• **GIVEN INFORMATION**:

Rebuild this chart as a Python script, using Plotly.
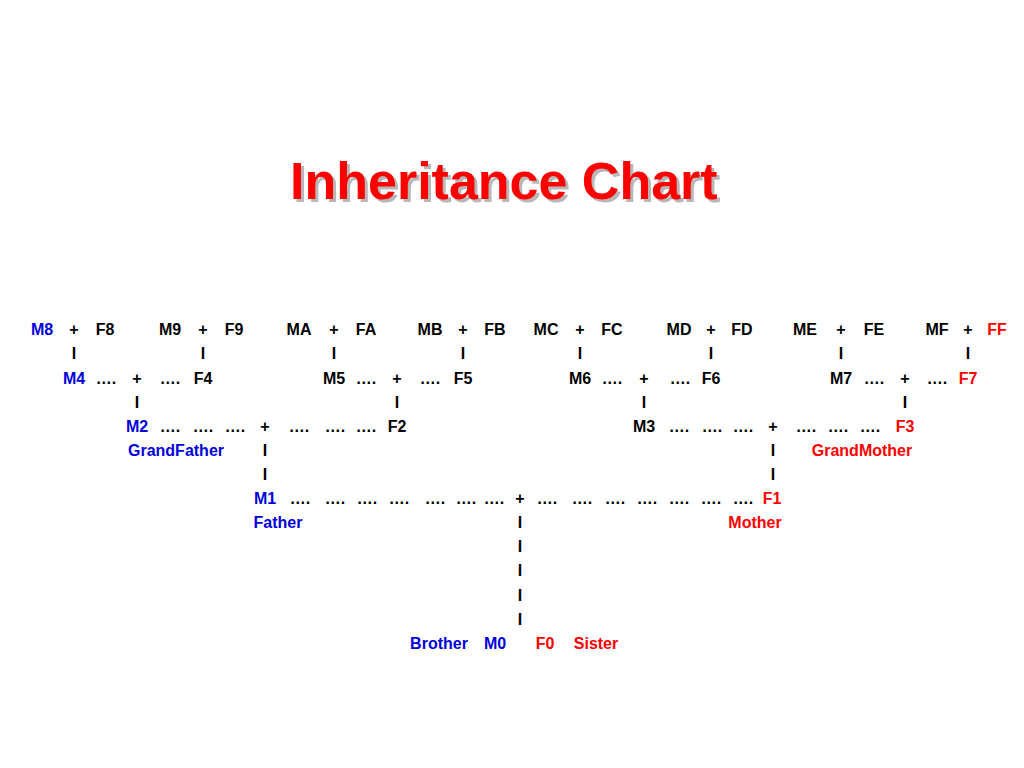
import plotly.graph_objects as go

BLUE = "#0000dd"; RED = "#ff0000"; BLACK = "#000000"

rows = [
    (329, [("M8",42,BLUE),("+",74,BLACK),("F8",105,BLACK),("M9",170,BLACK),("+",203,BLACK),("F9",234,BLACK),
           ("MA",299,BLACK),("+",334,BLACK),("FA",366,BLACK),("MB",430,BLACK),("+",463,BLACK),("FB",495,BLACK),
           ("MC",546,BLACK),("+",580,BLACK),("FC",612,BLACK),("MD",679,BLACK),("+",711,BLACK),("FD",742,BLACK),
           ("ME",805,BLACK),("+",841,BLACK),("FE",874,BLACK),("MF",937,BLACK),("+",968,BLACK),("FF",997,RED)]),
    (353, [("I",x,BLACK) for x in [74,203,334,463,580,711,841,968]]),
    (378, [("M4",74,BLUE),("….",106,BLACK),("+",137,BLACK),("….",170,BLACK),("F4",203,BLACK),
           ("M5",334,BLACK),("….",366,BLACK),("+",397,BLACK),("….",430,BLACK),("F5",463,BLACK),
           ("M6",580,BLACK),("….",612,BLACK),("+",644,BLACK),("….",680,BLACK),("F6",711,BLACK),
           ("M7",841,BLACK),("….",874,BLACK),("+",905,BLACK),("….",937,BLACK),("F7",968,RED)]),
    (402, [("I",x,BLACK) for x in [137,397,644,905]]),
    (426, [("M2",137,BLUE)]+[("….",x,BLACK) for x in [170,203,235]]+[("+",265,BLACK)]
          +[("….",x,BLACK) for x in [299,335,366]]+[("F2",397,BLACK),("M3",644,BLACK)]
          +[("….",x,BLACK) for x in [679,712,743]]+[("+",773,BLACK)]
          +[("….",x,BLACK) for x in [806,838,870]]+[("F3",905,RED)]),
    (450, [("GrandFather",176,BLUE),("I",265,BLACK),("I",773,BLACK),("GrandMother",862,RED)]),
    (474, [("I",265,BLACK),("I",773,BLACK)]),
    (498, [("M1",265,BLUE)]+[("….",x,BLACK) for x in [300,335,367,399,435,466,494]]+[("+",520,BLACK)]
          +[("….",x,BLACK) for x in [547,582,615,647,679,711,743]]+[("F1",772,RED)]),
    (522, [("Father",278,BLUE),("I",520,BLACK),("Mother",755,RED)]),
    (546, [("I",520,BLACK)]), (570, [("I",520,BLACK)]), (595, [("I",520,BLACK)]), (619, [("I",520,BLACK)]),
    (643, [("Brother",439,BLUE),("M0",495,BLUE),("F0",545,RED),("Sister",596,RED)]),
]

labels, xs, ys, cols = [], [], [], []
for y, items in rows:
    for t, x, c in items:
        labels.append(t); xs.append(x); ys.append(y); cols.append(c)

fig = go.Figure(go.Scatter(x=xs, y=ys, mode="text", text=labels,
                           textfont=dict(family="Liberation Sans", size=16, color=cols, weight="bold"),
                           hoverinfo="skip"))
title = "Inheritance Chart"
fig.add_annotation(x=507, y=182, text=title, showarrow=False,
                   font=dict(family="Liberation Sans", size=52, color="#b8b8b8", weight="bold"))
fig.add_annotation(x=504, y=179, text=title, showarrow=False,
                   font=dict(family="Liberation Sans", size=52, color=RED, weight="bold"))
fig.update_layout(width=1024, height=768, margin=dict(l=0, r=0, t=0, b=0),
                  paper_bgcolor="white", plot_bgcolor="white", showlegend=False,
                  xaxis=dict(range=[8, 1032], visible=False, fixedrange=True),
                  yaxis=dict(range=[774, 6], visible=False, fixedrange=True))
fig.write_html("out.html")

• **STATED PROBLEM**: The data should be printed again unchanged; leave its pictures out.

• **OUTPUT FOR THIS EXERCISE**:
Rebuild this chart as a Python script, using Plotly.
import plotly.graph_objects as go

BLUE = "#0000dd"; RED = "#ff0000"; BLACK = "#000000"

rows = [
    (329, [("M8",42,BLUE),("+",74,BLACK),("F8",105,BLACK),("M9",170,BLACK),("+",203,BLACK),("F9",234,BLACK),
           ("MA",299,BLACK),("+",334,BLACK),("FA",366,BLACK),("MB",430,BLACK),("+",463,BLACK),("FB",495,BLACK),
           ("MC",546,BLACK),("+",580,BLACK),("FC",612,BLACK),("MD",679,BLACK),("+",711,BLACK),("FD",742,BLACK),
           ("ME",805,BLACK),("+",841,BLACK),("FE",874,BLACK),("MF",937,BLACK),("+",968,BLACK),("FF",997,RED)]),
    (353, [("I",x,BLACK) for x in [74,203,334,463,580,711,841,968]]),
    (378, [("M4",74,BLUE),("….",106,BLACK),("+",137,BLACK),("….",170,BLACK),("F4",203,BLACK),
           ("M5",334,BLACK),("….",366,BLACK),("+",397,BLACK),("….",430,BLACK),("F5",463,BLACK),
           ("M6",580,BLACK),("….",612,BLACK),("+",644,BLACK),("….",680,BLACK),("F6",711,BLACK),
           ("M7",841,BLACK),("….",874,BLACK),("+",905,BLACK),("….",937,BLACK),("F7",968,RED)]),
    (402, [("I",x,BLACK) for x in [137,397,644,905]]),
    (426, [("M2",137,BLUE)]+[("….",x,BLACK) for x in [170,203,235]]+[("+",265,BLACK)]
          +[("….",x,BLACK) for x in [299,335,366]]+[("F2",397,BLACK),("M3",644,BLACK)]
          +[("….",x,BLACK) for x in [679,712,743]]+[("+",773,BLACK)]
          +[("….",x,BLACK) for x in [806,838,870]]+[("F3",905,RED)]),
    (450, [("GrandFather",176,BLUE),("I",265,BLACK),("I",773,BLACK),("GrandMother",862,RED)]),
    (474, [("I",265,BLACK),("I",773,BLACK)]),
    (498, [("M1",265,BLUE)]+[("….",x,BLACK) for x in [300,335,367,399,435,466,494]]+[("+",520,BLACK)]
          +[("….",x,BLACK) for x in [547,582,615,647,679,711,743]]+[("F1",772,RED)]),
    (522, [("Father",278,BLUE),("I",520,BLACK),("Mother",755,RED)]),
    (546, [("I",520,BLACK)]), (570, [("I",520,BLACK)]), (595, [("I",520,BLACK)]), (619, [("I",520,BLACK)]),
    (643, [("Brother",439,BLUE),("M0",495,BLUE),("F0",545,RED),("Sister",596,RED)]),
]

labels, xs, ys, cols = [], [], [], []
for y, items in rows:
    for t, x, c in items:
        labels.append(t); xs.append(x); ys.append(y); cols.append(c)

fig = go.Figure(go.Scatter(x=xs, y=ys, mode="text", text=labels,
                           textfont=dict(family="Liberation Sans", size=16, color=cols, weight="bold"),
                           hoverinfo="skip"))
title = "Inheritance Chart"
fig.add_annotation(x=507, y=182, text=title, showarrow=False,
                   font=dict(family="Liberation Sans", size=52, color="#b8b8b8", weight="bold"))
fig.add_annotation(x=504, y=179, text=title, showarrow=False,
                   font=dict(family="Liberation Sans", size=52, color=RED, weight="bold"))
fig.update_layout(width=1024, height=768, margin=dict(l=0, r=0, t=0, b=0),
                  paper_bgcolor="white", plot_bgcolor="white", showlegend=False,
                  xaxis=dict(range=[8, 1032], visible=False, fixedrange=True),
                  yaxis=dict(range=[774, 6], visible=False, fixedrange=True))
fig.write_html("out.html")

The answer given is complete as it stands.